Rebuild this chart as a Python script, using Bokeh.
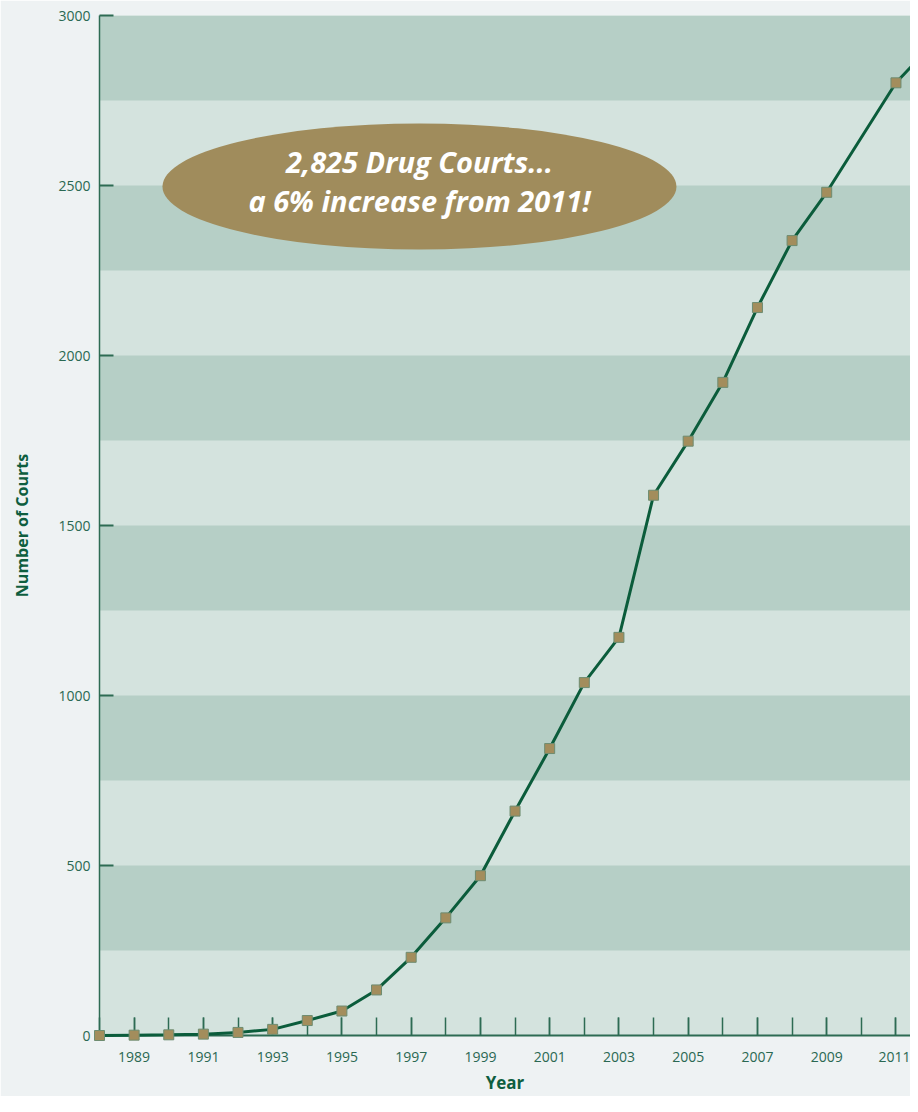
from bokeh.plotting import figure
from bokeh.models import BoxAnnotation, FixedTicker, ColumnDataSource, Ellipse, Text
from bokeh.embed import file_html
from bokeh.resources import INLINE
from bokeh.core.properties import value

# ---------------- data ----------------
years = [1988, 1989, 1990, 1991, 1992, 1993, 1994, 1995, 1996, 1997, 1998,
         1999, 2000, 2001, 2002, 2003, 2004, 2005, 2006, 2007, 2008, 2009,
         2011, 2012]
courts = [0, 1, 2, 4, 9, 18, 44, 72, 134, 230, 346,
          470, 660, 844, 1038, 1171, 1589, 1748, 1921, 2141, 2338, 2480,
          2802, 2910]

y_ticks = [0, 500, 1000, 1500, 2000, 2500, 3000]
x_label_years = [1989, 1991, 1993, 1995, 1997, 1999, 2001, 2003, 2005, 2007, 2009, 2011]
x_all_years = list(range(1988, 2012))
dark_bands = [(250, 500), (750, 1000), (1250, 1500), (1750, 2000), (2250, 2500), (2750, 3000)]

callout_lines = ["2,825 Drug Courts...", "a 6% increase from 2011!"]
callout_center = (1997.24, 2497)

# ---------------- style ----------------
PAGE_BG = "#eef2f3"
LIGHT_BAND = "#d4e3de"
DARK_BAND = "#b6cfc6"
AXIS = "#2d6b53"
LABEL = "#2a6852"
TITLE_GREEN = "#0e5e3f"
LINE = "#0b5c3b"
MARKER = "#a38d5c"
MARKER_EDGE = "#6e8c70"
OVAL = "#a08c5c"

FONT = "Open Sans"

p = figure(width=910, height=1096,
           x_range=(1988, 2011.42), y_range=(0, 3000),
           output_backend="svg", toolbar_location=None,
           min_border_left=99, min_border_right=0,
           min_border_top=15, min_border_bottom=61)

p.background_fill_color = LIGHT_BAND
p.border_fill_color = PAGE_BG
p.outline_line_color = None
p.xgrid.visible = False
p.ygrid.visible = False

for lo, hi in dark_bands:
    p.add_layout(BoxAnnotation(bottom=lo, top=hi, fill_color=DARK_BAND,
                               fill_alpha=1.0, line_color=None, level="underlay"))

# x axis
xa = p.xaxis[0]
xa.ticker = FixedTicker(ticks=x_label_years, minor_ticks=x_all_years)
xa.axis_line_color = AXIS
xa.axis_line_width = 2
xa.major_tick_in = 18
xa.major_tick_out = 0
xa.minor_tick_in = 18
xa.minor_tick_out = 0
xa.major_tick_line_color = AXIS
xa.minor_tick_line_color = AXIS
xa.major_tick_line_width = 1.5
xa.minor_tick_line_width = 1.5
xa.major_label_text_font = FONT
xa.major_label_text_font_size = "14px"
xa.major_label_text_color = LABEL
xa.major_label_standoff = 16
xa.axis_label = "Year"
xa.axis_label_text_font = FONT
xa.axis_label_text_font_size = "17px"
xa.axis_label_text_font_style = "bold"
xa.axis_label_text_color = TITLE_GREEN
xa.axis_label_standoff = 6

# y axis
ya = p.yaxis[0]
ya.ticker = FixedTicker(ticks=y_ticks)
ya.axis_line_color = AXIS
ya.axis_line_width = 1.5
ya.major_tick_in = 14
ya.major_tick_out = 0
ya.minor_tick_line_color = None
ya.major_tick_line_color = AXIS
ya.major_tick_line_width = 2
ya.major_label_text_font = FONT
ya.major_label_text_font_size = "14px"
ya.major_label_text_color = LABEL
ya.major_label_standoff = 9
ya.axis_label = "Number of Courts"
ya.axis_label_text_font = FONT
ya.axis_label_text_font_size = "16px"
ya.axis_label_text_font_style = "bold"
ya.axis_label_text_color = TITLE_GREEN
ya.axis_label_standoff = 22

# callout oval
oval_src = ColumnDataSource(dict(x=[callout_center[0]], y=[callout_center[1]]))
p.add_glyph(oval_src, Ellipse(x="x", y="y", width=514, height=126,
                              width_units="screen", height_units="screen",
                              fill_color=OVAL, line_color=None))

txt_src = ColumnDataSource(dict(x=[callout_center[0]] * 2, y=[callout_center[1]] * 2,
                                text=callout_lines, dy=[-25, 14]))
p.add_glyph(txt_src, Text(x="x", y="y", text="text", y_offset="dy",
                          text_align="center", text_baseline="middle",
                          text_color="white", text_font_size="29px",
                          text_font_style="bold italic",
                          text_font=value(FONT)))

# data line and markers
src = ColumnDataSource(dict(year=years, courts=courts))
p.line("year", "courts", source=src, line_color=LINE, line_width=3, level="overlay")
p.scatter("year", "courts", source=src, marker="square", size=10,
          fill_color=MARKER, line_color=MARKER_EDGE, line_width=1, level="overlay")

open("out.html", "w").write(file_html(p, INLINE))
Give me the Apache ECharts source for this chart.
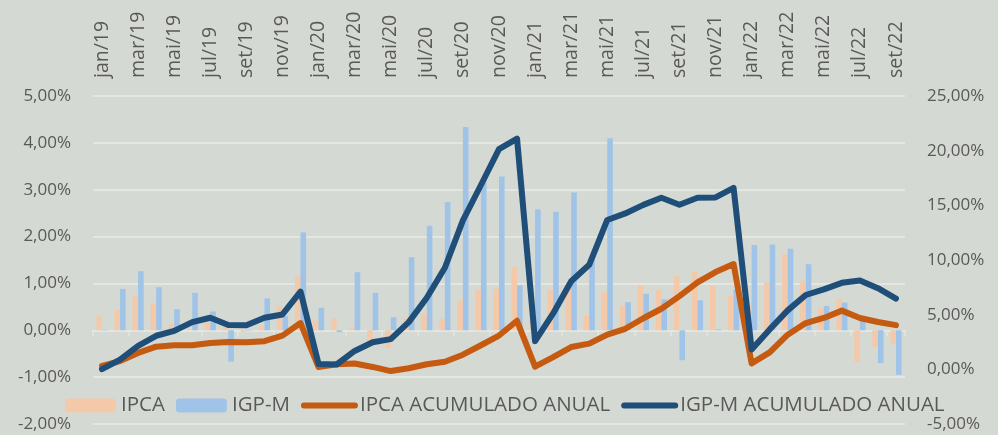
<!DOCTYPE html>
<html>
<head>
<meta charset="utf-8">
<script src="https://cdn.jsdelivr.net/npm/echarts@6/dist/echarts.min.js"></script>
<style>
html,body{margin:0;padding:0;background:#d5d9d3;}
#c{width:998px;height:435px;}
</style>
</head>
<body>
<div id="c"></div>
<script>
const categories = [
 'jan/19','fev/19','mar/19','abr/19','mai/19','jun/19','jul/19','ago/19','set/19','out/19','nov/19','dez/19',
 'jan/20','fev/20','mar/20','abr/20','mai/20','jun/20','jul/20','ago/20','set/20','out/20','nov/20','dez/20',
 'jan/21','fev/21','mar/21','abr/21','mai/21','jun/21','jul/21','ago/21','set/21','out/21','nov/21','dez/21',
 'jan/22','fev/22','mar/22','abr/22','mai/22','jun/22','jul/22','ago/22','set/22'
];
const ipca = [
 0.32,0.43,0.75,0.57,0.13,0.01,0.19,0.11,-0.04,0.10,0.51,1.15,
 0.21,0.25,0.07,-0.31,-0.38,0.26,0.36,0.24,0.64,0.86,0.89,1.35,
 0.25,0.86,0.93,0.31,0.83,0.53,0.96,0.87,1.16,1.25,0.95,0.73,
 0.54,1.01,1.62,1.06,0.47,0.67,-0.68,-0.36,-0.29
];
const igpm = [
 0.01,0.88,1.26,0.92,0.45,0.80,0.40,-0.67,-0.01,0.68,0.30,2.09,
 0.48,-0.04,1.24,0.80,0.28,1.56,2.23,2.74,4.34,3.23,3.28,0.96,
 2.58,2.53,2.94,1.51,4.10,0.60,0.78,0.66,-0.64,0.64,0.02,0.87,
 1.82,1.83,1.74,1.41,0.52,0.59,0.21,-0.70,-0.95
];
const ipcaAcum = [
 0.32,0.75,1.50,2.07,2.20,2.21,2.40,2.51,2.47,2.57,3.08,4.23,
 0.21,0.46,0.53,0.22,-0.16,0.10,0.46,0.70,1.34,2.20,3.09,4.44,
 0.25,1.11,2.04,2.35,3.18,3.71,4.67,5.54,6.70,7.95,8.90,9.63,
 0.54,1.55,3.17,4.23,4.70,5.37,4.69,4.33,4.04
];
const igpmAcum = [
 0.01,0.89,2.15,3.07,3.52,4.32,4.72,4.05,4.04,4.72,5.02,7.11,
 0.48,0.44,1.68,2.48,2.76,4.32,6.55,9.29,13.63,16.86,20.14,21.10,
 2.58,5.11,8.05,9.56,13.66,14.26,15.04,15.70,15.06,15.70,15.72,16.59,
 1.82,3.65,5.39,6.80,7.32,7.91,8.12,7.42,6.47
];
const leftTicks = {min:-2, max:5, interval:1};
const rightTicks = {min:-5, max:25, interval:5};

const FONT = '"Open Sans", "Noto Sans", sans-serif';
const TXT = '#595959';
const fmt = v => v.toFixed(2).replace('.', ',') + '%';

const chart = echarts.init(document.getElementById('c'), null, {renderer:'canvas'});
chart.setOption({
  backgroundColor: '#d5d9d3',
  animation: false,
  textStyle: {fontFamily: FONT},
  grid: {left: 93, right: 93, top: 96, bottom: 11, containLabel: false},
  legend: {
    left: 60, top: 390,
    itemWidth: 51, itemHeight: 14, itemGap: 11,
    textStyle: {fontSize: 20.5, color: TXT, fontFamily: FONT},
    data: [
      {name: 'IPCA'},
      {name: 'IGP-M'},
      {name: 'IPCA ACUMULADO ANUAL', itemStyle: {opacity: 0}, lineStyle: {width: 6, color: '#c55a11', cap: 'round'}},
      {name: 'IGP-M ACUMULADO ANUAL', itemStyle: {opacity: 0}, lineStyle: {width: 6, color: '#1f4e79', cap: 'round'}}
    ]
  },
  xAxis: [
    {
      type: 'category', data: categories, position: 'top',
      axisLine: {show: false}, axisTick: {show: false},
      axisLabel: {interval: 1, rotate: 90, margin: 18, fontSize: 19.5, color: TXT, fontFamily: FONT}
    },
    {
      type: 'category', data: categories, position: 'bottom',
      axisLine: {show: true, onZero: true, onZeroAxisIndex: 0, lineStyle: {color: '#e3e6e1', width: 2}},
      axisTick: {show: true, interval: 1, length: 6, lineStyle: {color: '#e3e6e1', width: 1.5}},
      axisLabel: {show: false}
    }
  ],
  yAxis: [
    {
      type: 'value', min: leftTicks.min, max: leftTicks.max, interval: leftTicks.interval,
      axisLine: {show: false}, axisTick: {show: false},
      splitLine: {lineStyle: {color: '#e3e6e1', width: 2}},
      axisLabel: {formatter: fmt, fontSize: 17, color: TXT, margin: 22, fontFamily: FONT}
    },
    {
      type: 'value', min: rightTicks.min, max: rightTicks.max, interval: rightTicks.interval,
      axisLine: {show: false}, axisTick: {show: false}, splitLine: {show: false},
      axisLabel: {formatter: fmt, fontSize: 17, color: TXT, margin: 22, fontFamily: FONT}
    }
  ],
  series: [
    {name: 'IPCA', type: 'bar', data: ipca, xAxisIndex: 0, yAxisIndex: 0,
     barWidth: '31%', barGap: '0%', itemStyle: {color: '#f4c9aa'}},
    {name: 'IGP-M', type: 'bar', data: igpm, xAxisIndex: 0, yAxisIndex: 0,
     barWidth: '31%', barGap: '0%', itemStyle: {color: '#9fc4e8'}},
    {name: 'IPCA ACUMULADO ANUAL', type: 'line', data: ipcaAcum, xAxisIndex: 0, yAxisIndex: 1,
     symbol: 'none', showSymbol: false, lineStyle: {color: '#c55a11', width: 6, join: 'round', cap: 'round'},
     itemStyle: {color: '#c55a11'}},
    {name: 'IGP-M ACUMULADO ANUAL', type: 'line', data: igpmAcum, xAxisIndex: 0, yAxisIndex: 1,
     symbol: 'none', showSymbol: false, lineStyle: {color: '#1f4e79', width: 6, join: 'round', cap: 'round'},
     itemStyle: {color: '#1f4e79'}}
  ]
});
</script>
</body>
</html>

# INSTRUCTIONS FOR THE TASK
Leave the pictures out and please restate exactly the lines running from the start of the material through the one with "2802, 2910]".

# REPLY
Rebuild this chart as a Python script, using Bokeh.
from bokeh.plotting import figure
from bokeh.models import BoxAnnotation, FixedTicker, ColumnDataSource, Ellipse, Text
from bokeh.embed import file_html
from bokeh.resources import INLINE
from bokeh.core.properties import value

# ---------------- data ----------------
years = [1988, 1989, 1990, 1991, 1992, 1993, 1994, 1995, 1996, 1997, 1998,
         1999, 2000, 2001, 2002, 2003, 2004, 2005, 2006, 2007, 2008, 2009,
         2011, 2012]
courts = [0, 1, 2, 4, 9, 18, 44, 72, 134, 230, 346,
          470, 660, 844, 1038, 1171, 1589, 1748, 1921, 2141, 2338, 2480,
          2802, 2910]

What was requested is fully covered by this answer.